_Recorded data_
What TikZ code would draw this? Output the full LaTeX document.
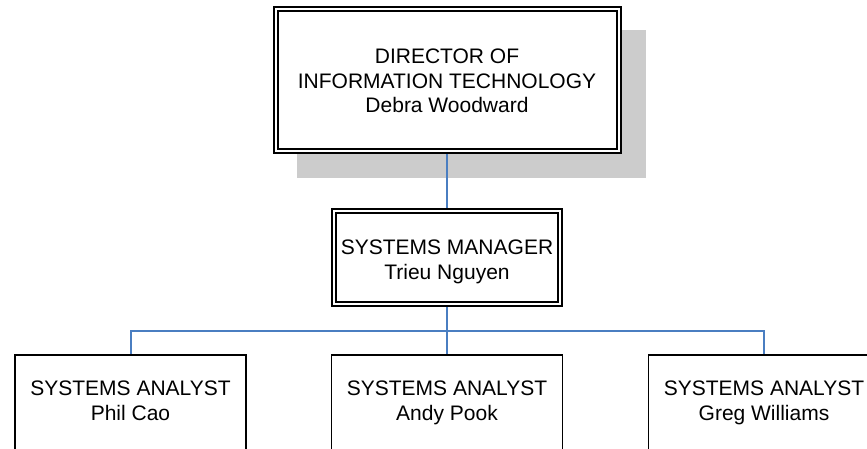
\documentclass[tikz,border=0pt]{standalone}
\usepackage{fontspec}
\setmainfont{Liberation Sans}
\usetikzlibrary{backgrounds,calc}
\definecolor{linkblue}{RGB}{74,126,193}
\definecolor{shadowgray}{RGB}{204,204,204}
\tikzset{
  box/.style={draw=black, fill=white, rectangle, inner sep=0pt, line width=1.8pt},
  frame/.style={draw=black, line width=1.4pt},
  caption/.style={inner sep=0pt, anchor=north, align=center,
    font=\fontsize{21pt}{24.5pt}\selectfont},
  link/.style={draw=linkblue, line width=2pt},
  shade/.style={fill=shadowgray},
}
\begin{document}
\begin{tikzpicture}[x=1pt,y=-1pt]
\useasboundingbox (0,0) rectangle (867,448);
\clip (0,0) rectangle (867,448);

% director box with double frame
\node[box, line width=2.2pt, minimum width=347pt, minimum height=146pt] (dir) at (447.5,80) {};
\draw[frame, line width=1.6pt] ([shift={(5,5)}]dir.north west) rectangle ([shift={(-5,-5)}]dir.south east);

% manager box with double frame
\node[box, line width=2pt, minimum width=230pt, minimum height=97pt] (mgr) at (447,257.5) {};
\draw[frame] ([shift={(5,5)}]mgr.north west) rectangle ([shift={(-5,-5)}]mgr.south east);

% analyst boxes
\node[box, anchor=north, minimum width=231pt, minimum height=130pt] (an1) at (130.5,354) {};
\node[box, anchor=north, minimum width=231pt, minimum height=130pt] (an2) at (447,354) {};
\node[box, anchor=north, minimum width=231pt, minimum height=130pt] (an3) at (764,354) {};

% shadow behind the director box
\begin{scope}[on background layer]
  \fill[shade] ([shift={(24,24)}]dir.north west) rectangle ([shift={(24,24)}]dir.south east);
\end{scope}

% captions
\node[caption] (dir-t) at (447,49) {DIRECTOR OF\\INFORMATION TECHNOLOGY\\Debra Woodward};
\node[caption] (mgr-t) at (447,240) {SYSTEMS MANAGER\\Trieu Nguyen};
\node[caption] (an1-t) at (130.5,381) {SYSTEMS ANALYST\\Phil Cao};
\node[caption] (an2-t) at (447,381) {SYSTEMS ANALYST\\Andy Pook};
\node[caption] (an3-t) at (764,381) {SYSTEMS ANALYST\\Greg Williams};

% connectors
\coordinate (bus) at ($(mgr.south)+(0,24)$);
\draw[link] (mgr.north |- dir.south) -- (mgr.north);
\draw[link] (mgr.south) -- (an2.north);
\draw[link] (an1.north) |- (bus) -| (an3.north);
\end{tikzpicture}
\end{document}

_Given instruction_
Copy nothing but the lines from the top of the data down to the line containing "(an3-t) at (764,381)", and leave the pictures out.

_Output of the task_
What TikZ code would draw this? Output the full LaTeX document.
\documentclass[tikz,border=0pt]{standalone}
\usepackage{fontspec}
\setmainfont{Liberation Sans}
\usetikzlibrary{backgrounds,calc}
\definecolor{linkblue}{RGB}{74,126,193}
\definecolor{shadowgray}{RGB}{204,204,204}
\tikzset{
  box/.style={draw=black, fill=white, rectangle, inner sep=0pt, line width=1.8pt},
  frame/.style={draw=black, line width=1.4pt},
  caption/.style={inner sep=0pt, anchor=north, align=center,
    font=\fontsize{21pt}{24.5pt}\selectfont},
  link/.style={draw=linkblue, line width=2pt},
  shade/.style={fill=shadowgray},
}
\begin{document}
\begin{tikzpicture}[x=1pt,y=-1pt]
\useasboundingbox (0,0) rectangle (867,448);
\clip (0,0) rectangle (867,448);

% director box with double frame
\node[box, line width=2.2pt, minimum width=347pt, minimum height=146pt] (dir) at (447.5,80) {};
\draw[frame, line width=1.6pt] ([shift={(5,5)}]dir.north west) rectangle ([shift={(-5,-5)}]dir.south east);

% manager box with double frame
\node[box, line width=2pt, minimum width=230pt, minimum height=97pt] (mgr) at (447,257.5) {};
\draw[frame] ([shift={(5,5)}]mgr.north west) rectangle ([shift={(-5,-5)}]mgr.south east);

% analyst boxes
\node[box, anchor=north, minimum width=231pt, minimum height=130pt] (an1) at (130.5,354) {};
\node[box, anchor=north, minimum width=231pt, minimum height=130pt] (an2) at (447,354) {};
\node[box, anchor=north, minimum width=231pt, minimum height=130pt] (an3) at (764,354) {};

% shadow behind the director box
\begin{scope}[on background layer]
  \fill[shade] ([shift={(24,24)}]dir.north west) rectangle ([shift={(24,24)}]dir.south east);
\end{scope}

% captions
\node[caption] (dir-t) at (447,49) {DIRECTOR OF\\INFORMATION TECHNOLOGY\\Debra Woodward};
\node[caption] (mgr-t) at (447,240) {SYSTEMS MANAGER\\Trieu Nguyen};
\node[caption] (an1-t) at (130.5,381) {SYSTEMS ANALYST\\Phil Cao};
\node[caption] (an2-t) at (447,381) {SYSTEMS ANALYST\\Andy Pook};
\node[caption] (an3-t) at (764,381) {SYSTEMS ANALYST\\Greg Williams};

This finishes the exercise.